Yanoun est un village qui a failli être balayé de la carte de la Palestine en octobre 2002 comme l'ont été des villages en 48 lors de la création de l'État d'Israël. La colonie d'Itamar construite à 10 km en 1984, puis peu à peu des extensions agricoles sauvages (avant postes) conduites par des colons extrémistes, et le village se retrouve peu à peu encerclée sur toutes les crêtes qui le dominent. Dans les années 96 les violences envers la population et les animaux s'intensifient, culminant pendant la deuxième intifada ; en octobre 2002 toutes les familles excepté deux frères, décident de quitter le village, après une dizaine d'années de terreur et de souffrances. Cet évènement fut relaté dans la presse internationale le jour même : ce qui s'était passé en 48 pouvait encore se reproduire ! Aussitôt des pacifistes israéliens (Ta'ayoush) organisent avec des internationaux une présence constante jour et nuit pour sécuriser le village et tenter de faciliter le retour des villageois.
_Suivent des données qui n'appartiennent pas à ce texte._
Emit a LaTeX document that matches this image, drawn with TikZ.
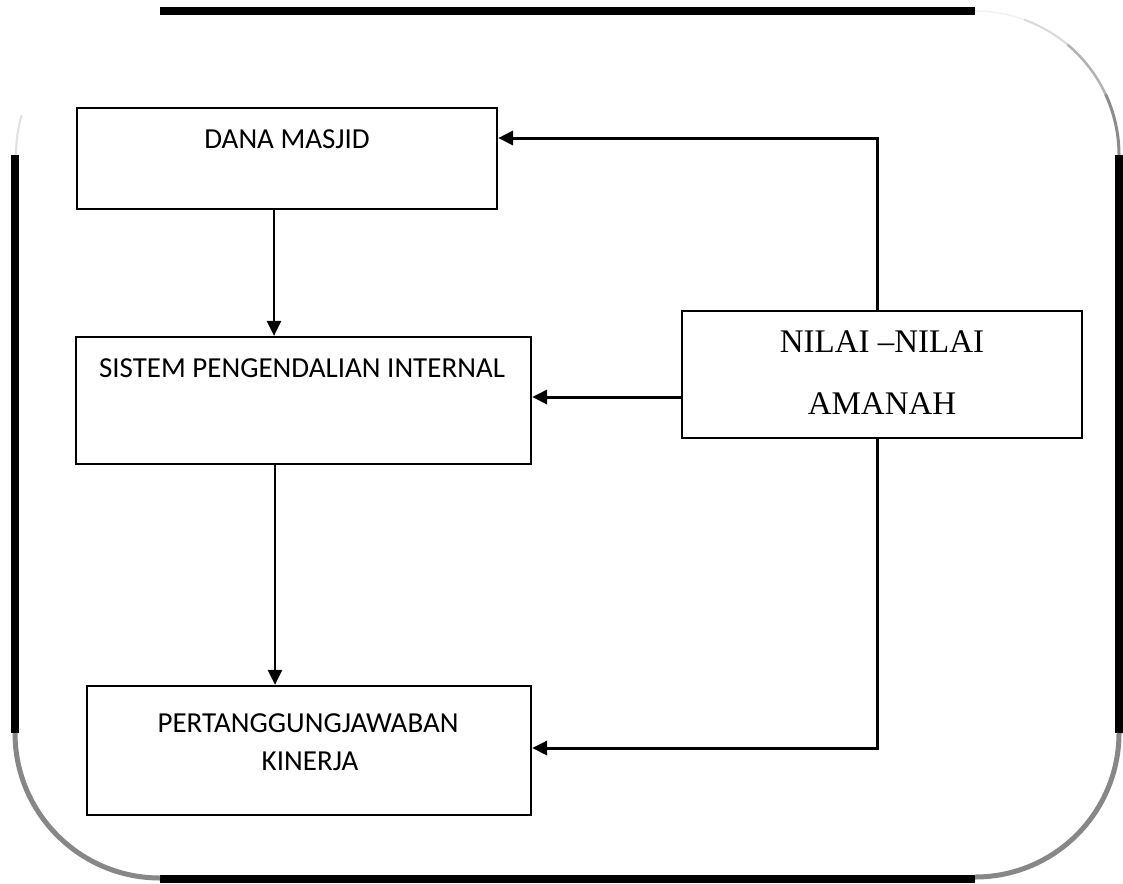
\documentclass[tikz,border=0pt]{standalone}
\usepackage{fontspec}
\setmainfont{Carlito}
\newfontfamily\serifface{Liberation Serif}
\usetikzlibrary{arrows.meta,calc}
\tikzset{
  boxnode/.style={draw=black, line width=2.2pt, rectangle, inner sep=0pt},
  lbl/.style={anchor=base, inner sep=0pt, font=\fontsize{29}{38}\selectfont},
  serlbl/.style={anchor=base, inner sep=0pt, font=\serifface\fontsize{33}{40}\selectfont},
  arr/.style={line width=2.6pt, -{Triangle[length=15pt,width=14pt]}},
  harr/.style={line width=3pt, line join=miter, -{Triangle[length=15pt,width=14pt]}},
  framebar/.style={fill=black},
  framearc/.style={line width=5pt, color=black!47, line cap=butt}
}
\begin{document}
\begin{tikzpicture}[x=1pt,y=-1pt]
\useasboundingbox (0,0) rectangle (1123,883);
\fill[white] (0,0) rectangle (1123,883);
% frame
\fill[framebar] (160,7) rectangle (975,15);
\fill[framebar] (160,875) rectangle (975,883);
\fill[framebar] (11,155) rectangle (19,733);
\fill[framebar] (1115,155) rectangle (1123,733);
\draw[framearc] (15,733) arc[start angle=180, end angle=90, radius=145];
\draw[framearc] (1119,733) arc[start angle=0, end angle=90, radius=144];
% faint top-right arc
\draw[line width=1.5pt, color=black!5] (975,11) arc[start angle=-90, end angle=-70, radius=144];
\draw[line width=2pt, color=black!15] ($(975,155)+(-70:144)$) arc[start angle=-70, end angle=-50, radius=144];
\draw[line width=2.5pt, color=black!30] ($(975,155)+(-50:144)$) arc[start angle=-50, end angle=-25, radius=144];
\draw[line width=3pt, color=black!45] ($(975,155)+(-25:144)$) arc[start angle=-25, end angle=0, radius=144];
% faint top-left arc piece
\draw[line width=2pt, color=black!12] ($(160,155)+(-164:144)$) arc[start angle=-164, end angle=-180, radius=144];
% boxes
\node[boxnode, minimum width=420pt, minimum height=101pt] (dana) at (287,158.5) {};
\node[boxnode, minimum width=455pt, minimum height=127pt] (spi) at (303.5,400.5) {};
\node[boxnode, minimum width=444pt, minimum height=129pt] (pk) at (309,750.5) {};
\node[boxnode, minimum width=400pt, minimum height=127pt] (nilai) at (882,374.5) {};
% texts
\node[lbl] (tdana) at (287,148) {DANA MASJID};
\node[lbl] (tspi) at (302,377) {SISTEM PENGENDALIAN INTERNAL};
\node[lbl] (tpk1) at (308,732) {PERTANGGUNGJAWABAN};
\node[lbl] (tpk2) at (310,770) {KINERJA};
\node[serlbl] (tn1) at (882,352) {NILAI –NILAI};
\node[serlbl] (tn2) at (882,414) {AMANAH};
% helper coordinates
\coordinate (xa) at (274,0);
\coordinate (xb) at (275,0);
\coordinate (xv) at (877,0);
\coordinate (ya) at (0,138);
\coordinate (yb) at (0,397);
\coordinate (yc) at (0,748);
% connectors
\draw[arr] (dana.south -| xa) -- (spi.north -| xa);
\draw[arr] (spi.south -| xb) -- (pk.north -| xb);
\draw[harr] (nilai.north -| xv) |- (dana.east |- ya);
\draw[harr] (nilai.west |- yb) -- (spi.east |- yb);
\draw[harr] (nilai.south -| xv) |- (pk.east |- yc);
\end{tikzpicture}
\end{document}
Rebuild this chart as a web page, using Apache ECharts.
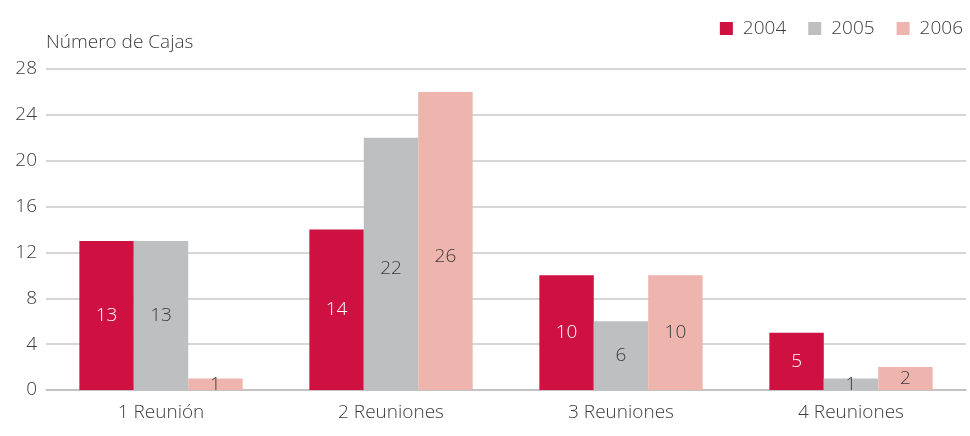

Dès le deuxième jour, certains reviennent, d'autres mettront quatre ans.
Depuis cette date une présence continue est assurée jour et nuit toute l'année par des volontaires internationaux installés dans une des maisons, organisation prise en charge par un mouvement oecuménique EAPPI (oecumenical accompaniment programme in Palestine and Israel).
Il y a aujourd'hui 17 familles réparties sur deux villages, Yanoun-le bas, Yanoun-le haut, une centaine de personnes dont une soixantaine d'enfants, dont une dizaine en primaire dans l'école du village.
Imaginez que vous allez passer une semaine dans un ermitage de moyenne montagne, dans un site fabuleux, au bout du monde et qu'on vous demande simplement « d'être là, présent ». Vous êtes deux, vous devez être le plus souvent visibles, à l'extérieur de la maison, vous faites le tour du village, de tous les hameaux matin et soir, vous croisez ou visitez les familles, et c'est cela que les familles attendent de vous, et c'est cela qui a fait que, peu à peu, une certaine tranquillité est revenue, que l'école a rouvert, que les enfants jouent dehors... que les colons se montrent encore à certains moments pour impressionner le village, mais sans violence effective depuis quelque temps.
Des familles ont retrouvé leur village, leurs maisons, leur activité, mais néanmoins la vie est difficile, c'est toujours l'occupation et d'autant plus en zone C où tout ce qui touche à la terre, au développement, est contrôlé par Israël avec aucune possibilité de construire même pas des bâtiments agricoles. À la perte des terres occupées par les colonies elles-mêmes, se rajoutent de grands espaces, sorte de zone tampon, où ils ne peuvent plus approcher, car les colons y sont actifs et de façon officieuse se les sont accaparées ; ce que l'armée couvre en déclarant souvent ces zones « closed military zone ».
Alors, participer à cette chaîne de solidarité internationale, pour éviter qu'un village palestinien ne disparaisse et permettre que ses habitants y demeurent... par une simple présence ! j'avoue que c'est plus qu'émouvant. Je ne trouve pas de mots.
Je suis dans cet "ermitage" pour toute la semaine et il fait toujours beau et chaud.
Ici, ils attendent la pluie, c'est un automne très sec.
Yanoun aura été l'un des temps les plus forts de mon séjour en Palestine. J'ai vécu au rythme de la fabrication du pain tôt au lever du jour, du va-et-vient des troupeaux, de nos «marches» dans et autour du village, des rencontres avec les familles... dans un cadre merveilleux. Mais j'ai aussi ressenti très fort la souffrance de ces villageois qui résistent mais survivent dans des conditions « limites », sans avenir, avec un exode rural régulier " chaque année une famille s'en va vers la ville, et les colons le voient et n'attendent que de prendre la place. L'exode rural c'est une chose ; mais quand on risque de ne plus pouvoir revenir parce qu'on vous aura volé vos terres, c'est encore autre chose.